## Task description
Starting with the first line of the data below, copy each line up to and including the one containing "([xshift=-20pt]iterm2.center) -- ([xshift=20pt]iterm2.center);". Pictures stay out.

══════

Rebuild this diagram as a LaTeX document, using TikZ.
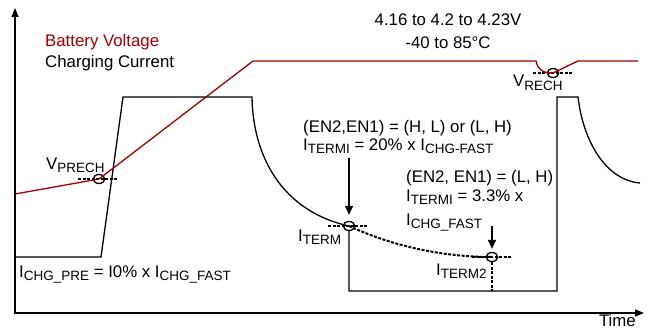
\documentclass[tikz,border=0pt]{standalone}
\usepackage{fontspec}
\setmainfont{Liberation Sans}
\usetikzlibrary{arrows.meta,shapes.geometric}
\definecolor{batred}{RGB}{160,0,0}
\newcommand{\lsub}[1]{\raisebox{-3pt}{\fontsize{13.5}{14}\selectfont #1}}
\begin{document}
\begin{tikzpicture}[x=1pt,y=-1pt,
  lbl/.style={anchor=base west,inner sep=0pt,font=\fontsize{16.8}{19}\selectfont},
  curr/.style={line width=1.3pt,black},
  volt/.style={line width=1.3pt,batred},
  dotl/.style={line width=2pt,dash pattern=on 3pt off 1.5pt},
  ring/.style={ellipse,draw,line width=1.3pt,minimum width=11.5pt,minimum height=9pt,inner sep=0pt},
  axis/.style={line width=1.5pt,-{Triangle[length=9pt,width=7pt]}},
  pointer/.style={line width=1.3pt,-{Triangle[length=9pt,width=8pt]}}]
\useasboundingbox (0,0) rectangle (648,329);

% axes
\coordinate (origin) at (15,313);
\coordinate (ytop) at (15,8);
\coordinate (xend) at (644,313);
\draw[axis] ([yshift=-0.75pt]origin) -- (ytop);
\draw[axis] (origin) -- (xend);

% marker rings
\node[ring] (vprech) at (99,179) {};
\node[ring] (vrech) at (553,73) {};
\node[ring] (iterm) at (349,226) {};
\node[ring] (iterm2) at (492,257) {};

% dotted level lines
\draw[dotl] ([xshift=-21pt]vprech.center) -- ([xshift=19pt]vprech.center);
\draw[dotl] ([xshift=-20pt]vrech.center) -- ([xshift=20pt]vrech.center);
\draw[dotl] ([xshift=-21pt]iterm.center) -- ([xshift=19pt]iterm.center);
\draw[dotl] ([xshift=-20pt]iterm2.center) -- ([xshift=20pt]iterm2.center);

% charging current
\draw[curr] (15,257) -- (101,257) -- (123,97) -- (252,97)
  .. controls (253,160) and (285,212) .. (iterm.center);
\draw[dotl] (iterm.center) .. controls (390,245) and (440,257) .. (iterm2.center);
\draw[curr] (iterm.south) -- (349,291) -- (557,291) -- (557,97) -- (578,97)
  .. controls (583,140) and (605,180) .. (640,183);
\draw[dotl] (iterm2.south) -- (492,291);

% battery voltage
\draw[volt] (15,194) -- (vprech.center) -- (253,61) -- (536,61)
  .. controls (538,70) and (543,73) .. (vrech.center) -- (578,61) -- (638,61);

% texts
\node[lbl,text=batred] (bv) at (45,47) {Battery Voltage};
\node[lbl] (cc) at (45,67) {Charging Current};
\node[lbl,anchor=base] (vrange) at (448,26) {4.16 to 4.2 to 4.23V};
\node[lbl,anchor=base] (trange) at (448,49) {-40 to 85°C};
\node[lbl] (vprechl) at (46,169) {V\lsub{PRECH}};
\node[lbl] (vrechl) at (513,87) {V\lsub{RECH}};
\node[lbl] (en1) at (303,132) {(EN2,EN1) = (H, L) or (L, H)};
\node[lbl] (it1) at (303,150) {I\lsub{TERMI} = 20\% x I\lsub{CHG-FAST}};
\node[lbl] (en2) at (406,182) {(EN2, EN1) = (L, H)};
\node[lbl] (it2) at (406,201) {I\lsub{TERMI} = 3.3\% x};
\node[lbl] (ichg) at (406,225) {I\lsub{CHG\_FAST}};
\node[lbl] (itermlbl) at (298,241) {I\lsub{TERM}};
\node[lbl] (iterm2lbl) at (436,275) {I\lsub{TERM2}};
\node[lbl] (ipre) at (19,277) {I\lsub{CHG\_PRE} = I0\% x I\lsub{CHG\_FAST}};
\node[lbl,anchor=base east] (time) at (636,326.5) {Time};

% pointer arrows
\coordinate (a1) at (349,158);
\coordinate (a2) at (492,226);
\draw[pointer,shorten >=6pt] (a1) -- (iterm);
\draw[pointer,shorten >=3pt] (a2) -- (iterm2);
\end{tikzpicture}
\end{document}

══════

## Written response
Rebuild this diagram as a LaTeX document, using TikZ.
\documentclass[tikz,border=0pt]{standalone}
\usepackage{fontspec}
\setmainfont{Liberation Sans}
\usetikzlibrary{arrows.meta,shapes.geometric}
\definecolor{batred}{RGB}{160,0,0}
\newcommand{\lsub}[1]{\raisebox{-3pt}{\fontsize{13.5}{14}\selectfont #1}}
\begin{document}
\begin{tikzpicture}[x=1pt,y=-1pt,
  lbl/.style={anchor=base west,inner sep=0pt,font=\fontsize{16.8}{19}\selectfont},
  curr/.style={line width=1.3pt,black},
  volt/.style={line width=1.3pt,batred},
  dotl/.style={line width=2pt,dash pattern=on 3pt off 1.5pt},
  ring/.style={ellipse,draw,line width=1.3pt,minimum width=11.5pt,minimum height=9pt,inner sep=0pt},
  axis/.style={line width=1.5pt,-{Triangle[length=9pt,width=7pt]}},
  pointer/.style={line width=1.3pt,-{Triangle[length=9pt,width=8pt]}}]
\useasboundingbox (0,0) rectangle (648,329);

% axes
\coordinate (origin) at (15,313);
\coordinate (ytop) at (15,8);
\coordinate (xend) at (644,313);
\draw[axis] ([yshift=-0.75pt]origin) -- (ytop);
\draw[axis] (origin) -- (xend);

% marker rings
\node[ring] (vprech) at (99,179) {};
\node[ring] (vrech) at (553,73) {};
\node[ring] (iterm) at (349,226) {};
\node[ring] (iterm2) at (492,257) {};

% dotted level lines
\draw[dotl] ([xshift=-21pt]vprech.center) -- ([xshift=19pt]vprech.center);
\draw[dotl] ([xshift=-20pt]vrech.center) -- ([xshift=20pt]vrech.center);
\draw[dotl] ([xshift=-21pt]iterm.center) -- ([xshift=19pt]iterm.center);
\draw[dotl] ([xshift=-20pt]iterm2.center) -- ([xshift=20pt]iterm2.center);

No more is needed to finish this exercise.